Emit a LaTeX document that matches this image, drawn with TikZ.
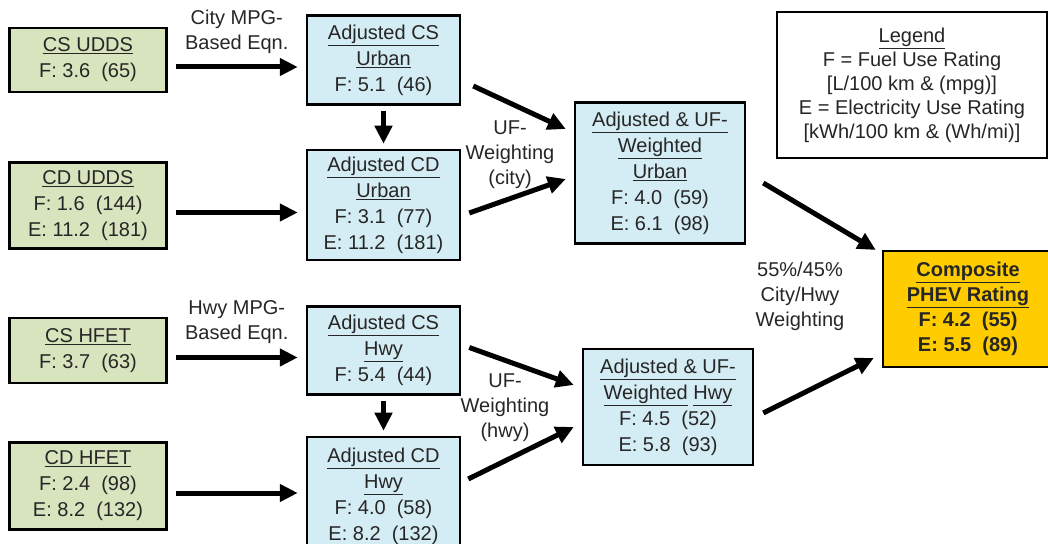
\documentclass[tikz,border=0pt]{standalone}
\usepackage{fontspec}
\setmainfont{Liberation Sans}
\usepackage{tikz}
\usetikzlibrary{arrows.meta, positioning, calc}
\definecolor{testgreen}{RGB}{215,228,189}
\definecolor{adjblue}{RGB}{212,236,243}
\definecolor{compgold}{RGB}{255,204,0}
\definecolor{textgray}{RGB}{38,38,38}
\newcommand{\Head}[1]{\underline{#1}}
\tikzset{
    box/.style={draw, line width=2.5pt, align=center, inner sep=0pt, text=textgray},
    test/.style={box, fill=testgreen, minimum width=157pt},
    adj/.style={box, fill=adjblue, minimum width=153pt},
    flow/.style={-{Triangle[length=18pt, width=17pt]}, line width=5pt},
    note/.style={align=center, text=textgray, font=\fontsize{20}{25}\selectfont},
}

\begin{document}
\begin{tikzpicture}[x=1pt, y=1pt, font=\fontsize{20}{26}\selectfont]
    \useasboundingbox (0,0) rectangle (1048,543);

    % test results
    \node[test, minimum height=64pt] (csudds) at (88,483) {\Head{CS UDDS}\\F: 3.6~ (65)};
    \node[test, minimum height=86pt, below=68pt of csudds] (cdudds) {\Head{CD UDDS}\\F: 1.6~ (144)\\E: 11.2~ (181)};
    \node[test, minimum height=65pt, below=67pt of cdudds] (cshfet) {\Head{CS HFET}\\F: 3.7~ (63)};
    \node[test, minimum height=87pt, below=57pt of cshfet] (cdhfet) {\Head{CD HFET}\\F: 2.4~ (98)\\E: 8.2~ (132)};

    % adjusted values
    \node[adj, minimum height=89pt, right=138pt of csudds] (adjcsurban) {\Head{Adjusted CS}\\\Head{Urban}\\F: 5.1~ (46)};
    \node[adj, minimum height=110pt, below=43pt of adjcsurban] (adjcdurban) {\Head{Adjusted CD}\\\Head{Urban}\\F: 3.1~ (77)\\E: 11.2~ (181)};
    \node[adj, minimum height=88pt, right=138pt of cshfet] (adjcshwy) {\Head{Adjusted CS}\\\Head{Hwy}\\F: 5.4~ (44)};
    \node[adj, minimum height=118pt, below=40pt of adjcshwy, anchor=north] (adjcdhwy) {\Head{Adjusted CD}\\\Head{Hwy}\\F: 4.0~ (58)\\E: 8.2~ (132)};

    % UF-weighted values
    \node[box, fill=adjblue, minimum width=170pt, minimum height=141pt] (ufurban) at (660,370) {\Head{Adjusted \& UF-}\\\Head{Weighted}\\\Head{Urban}\\F: 4.0~ (59)\\E: 6.1~ (98)};
    \node[box, fill=adjblue, minimum width=170pt, minimum height=116pt] (ufhwy) at (668,136) {\Head{Adjusted \& UF-}\\\Head{Weighted} \Head{Hwy}\\F: 4.5~ (52)\\E: 5.8~ (93)};

    \node[box, fill=compgold, minimum width=170pt, minimum height=116pt, font=\fontsize{20}{25}\selectfont\bfseries] (composite) at (968,234) {\Head{Composite}\\\Head{PHEV Rating}\\F: 4.2~ (55)\\E: 5.5~ (89)};

    \node[box, fill=white, minimum width=270pt, minimum height=146pt, font=\fontsize{20}{24}\selectfont] (legend) at (912,458) {\Head{Legend}\\F = Fuel Use Rating\\{}[L/100 km \& (mpg)]\\E = Electricity Use Rating\\{}[kWh/100 km \& (Wh/mi)]};

    % connectors
    \draw[flow, shorten <=8pt, shorten >=8pt] ($(csudds.east)+(0,-7)$) -- ($(csudds.east -| adjcsurban.west)+(0,-7)$)
        node[midway, above=8pt, note] {City MPG-\\Based Eqn.};
    \draw[flow, shorten <=8pt, shorten >=8pt] ($(cdudds.east)+(0,-7)$) -- ($(cdudds.east -| adjcdurban.west)+(0,-7)$);
    \draw[flow, shorten <=8pt, shorten >=8pt] ($(cshfet.east)+(0,-7)$) -- ($(cshfet.east -| adjcshwy.west)+(0,-7)$)
        node[midway, above=8pt, note] {Hwy MPG-\\Based Eqn.};
    \draw[flow, shorten <=8pt, shorten >=8pt] ($(cdhfet.east)+(0,-7)$) -- ($(cdhfet.east -| adjcdhwy.west)+(0,-7)$);

    \draw[flow, shorten <=5pt, shorten >=5pt] (adjcsurban.south) -- (adjcdurban.north);
    \draw[flow, shorten <=5pt, shorten >=5pt] (adjcshwy.south) -- (adjcdhwy.north);

    \draw[flow] ([shift={(12,-26)}]adjcsurban.east) -- ([shift={(-8,44)}]ufurban.west);
    \draw[flow] ([shift={(8,-8)}]adjcdurban.east) -- ([shift={(-8,-6)}]ufurban.west);
    \draw[flow] ([shift={(8,3)}]adjcshwy.east) -- ([shift={(-8,22)}]ufhwy.west);
    \draw[flow] ([shift={(7,17)}]adjcdhwy.east) -- ([shift={(-8,-20)}]ufhwy.west);

    \draw[flow] ([shift={(17,-10)}]ufurban.east) -- ([shift={(-6,59)}]composite.west);
    \draw[flow] ([shift={(9,-6)}]ufhwy.east) -- ([shift={(-8,-49)}]composite.west);

    % weighting labels
    \node[note] (ufcity) at (510,388) {UF-\\Weighting\\(city)};
    \node[note] (ufhwylbl) at (505,135) {UF-\\Weighting\\(hwy)};
    \node[note] (split) at (800,247) {55\%/45\%\\City/Hwy\\Weighting};
\end{tikzpicture}
\end{document}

§ **STATED EXERCISE**
Extract the lines exactly, please: the first line of the listing, the line with "minimum height=87pt, below=57pt", and every line between them, but no pictures.

§ **COMPLETED TASK**
Emit a LaTeX document that matches this image, drawn with TikZ.
\documentclass[tikz,border=0pt]{standalone}
\usepackage{fontspec}
\setmainfont{Liberation Sans}
\usepackage{tikz}
\usetikzlibrary{arrows.meta, positioning, calc}
\definecolor{testgreen}{RGB}{215,228,189}
\definecolor{adjblue}{RGB}{212,236,243}
\definecolor{compgold}{RGB}{255,204,0}
\definecolor{textgray}{RGB}{38,38,38}
\newcommand{\Head}[1]{\underline{#1}}
\tikzset{
    box/.style={draw, line width=2.5pt, align=center, inner sep=0pt, text=textgray},
    test/.style={box, fill=testgreen, minimum width=157pt},
    adj/.style={box, fill=adjblue, minimum width=153pt},
    flow/.style={-{Triangle[length=18pt, width=17pt]}, line width=5pt},
    note/.style={align=center, text=textgray, font=\fontsize{20}{25}\selectfont},
}

\begin{document}
\begin{tikzpicture}[x=1pt, y=1pt, font=\fontsize{20}{26}\selectfont]
    \useasboundingbox (0,0) rectangle (1048,543);

    % test results
    \node[test, minimum height=64pt] (csudds) at (88,483) {\Head{CS UDDS}\\F: 3.6~ (65)};
    \node[test, minimum height=86pt, below=68pt of csudds] (cdudds) {\Head{CD UDDS}\\F: 1.6~ (144)\\E: 11.2~ (181)};
    \node[test, minimum height=65pt, below=67pt of cdudds] (cshfet) {\Head{CS HFET}\\F: 3.7~ (63)};
    \node[test, minimum height=87pt, below=57pt of cshfet] (cdhfet) {\Head{CD HFET}\\F: 2.4~ (98)\\E: 8.2~ (132)};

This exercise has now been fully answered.